I quoted a pop song above so I’ll indulge myself and cite another one. I love The Breeders’ fantastic 1993 LP Last Splash, and the song “Saints” is a great jam, but I’ve always felt a little alienated by its opening lyrics, where Kim Deal howls: “I like all the different people / I like sticky everywhere / Look around, you bet I’ll be there!” I guess I couldn’t hang with Kim Deal at the fair, because, if I’m honest, I don’t like all the different people, and I don’t like sticky everywhere. And even when I can enjoy a carnival atmosphere, there is usually some mediating substance like alcohol or irony involved.

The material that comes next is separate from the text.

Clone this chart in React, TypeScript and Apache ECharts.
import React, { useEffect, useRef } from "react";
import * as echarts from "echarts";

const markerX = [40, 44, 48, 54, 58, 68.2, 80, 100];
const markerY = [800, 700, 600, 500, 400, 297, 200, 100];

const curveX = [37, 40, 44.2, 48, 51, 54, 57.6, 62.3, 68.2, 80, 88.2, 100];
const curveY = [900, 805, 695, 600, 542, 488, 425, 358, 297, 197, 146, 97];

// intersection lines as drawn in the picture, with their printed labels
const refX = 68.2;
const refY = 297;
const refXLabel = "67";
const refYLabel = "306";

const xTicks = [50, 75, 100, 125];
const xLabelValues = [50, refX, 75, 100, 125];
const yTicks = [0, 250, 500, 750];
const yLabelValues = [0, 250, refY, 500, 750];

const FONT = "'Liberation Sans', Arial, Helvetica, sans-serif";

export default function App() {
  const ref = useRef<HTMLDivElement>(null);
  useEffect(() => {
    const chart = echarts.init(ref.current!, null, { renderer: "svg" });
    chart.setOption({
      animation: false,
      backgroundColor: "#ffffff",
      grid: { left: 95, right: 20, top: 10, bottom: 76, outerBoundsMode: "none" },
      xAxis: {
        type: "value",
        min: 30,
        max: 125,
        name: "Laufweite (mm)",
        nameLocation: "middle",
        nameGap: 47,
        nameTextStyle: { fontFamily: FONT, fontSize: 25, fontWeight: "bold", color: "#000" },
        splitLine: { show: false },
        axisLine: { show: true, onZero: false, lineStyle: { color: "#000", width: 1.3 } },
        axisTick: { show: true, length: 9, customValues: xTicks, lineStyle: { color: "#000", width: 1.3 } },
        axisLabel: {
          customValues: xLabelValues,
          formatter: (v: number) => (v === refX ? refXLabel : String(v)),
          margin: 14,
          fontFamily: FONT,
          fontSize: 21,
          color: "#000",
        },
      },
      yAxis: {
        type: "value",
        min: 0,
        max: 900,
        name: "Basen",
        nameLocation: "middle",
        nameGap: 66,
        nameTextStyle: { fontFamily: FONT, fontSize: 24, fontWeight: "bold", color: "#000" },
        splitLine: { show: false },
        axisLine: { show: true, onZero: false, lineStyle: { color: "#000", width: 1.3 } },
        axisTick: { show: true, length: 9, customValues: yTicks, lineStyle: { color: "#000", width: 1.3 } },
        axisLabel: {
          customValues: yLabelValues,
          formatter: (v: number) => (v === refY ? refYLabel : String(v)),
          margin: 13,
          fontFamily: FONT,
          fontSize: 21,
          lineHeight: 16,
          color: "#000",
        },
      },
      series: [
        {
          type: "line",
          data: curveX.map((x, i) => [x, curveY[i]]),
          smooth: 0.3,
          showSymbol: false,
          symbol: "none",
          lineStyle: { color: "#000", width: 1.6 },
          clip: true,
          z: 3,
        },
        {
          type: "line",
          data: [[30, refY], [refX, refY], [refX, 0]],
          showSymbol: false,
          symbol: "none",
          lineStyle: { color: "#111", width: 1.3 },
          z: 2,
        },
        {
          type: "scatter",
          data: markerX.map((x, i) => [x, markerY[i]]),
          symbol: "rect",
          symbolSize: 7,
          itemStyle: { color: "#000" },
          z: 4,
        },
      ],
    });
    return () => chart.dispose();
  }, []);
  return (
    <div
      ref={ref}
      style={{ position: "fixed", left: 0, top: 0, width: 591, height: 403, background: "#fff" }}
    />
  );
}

This is perhaps a long-winded way of saying that I relate to the central discomfort-cum-despair that runs through Wallace’s essays about having to be in the midst of large groups of people. And while comfort isn’t the sign of great art or great writing (Wallace handles this issue as well in his Lynch essay, but more on that another time), I feel admittedly comfortable in his essays. Which is perhaps why I didn’t care for the Garcia-read audiobook: it made me feel like a tourist.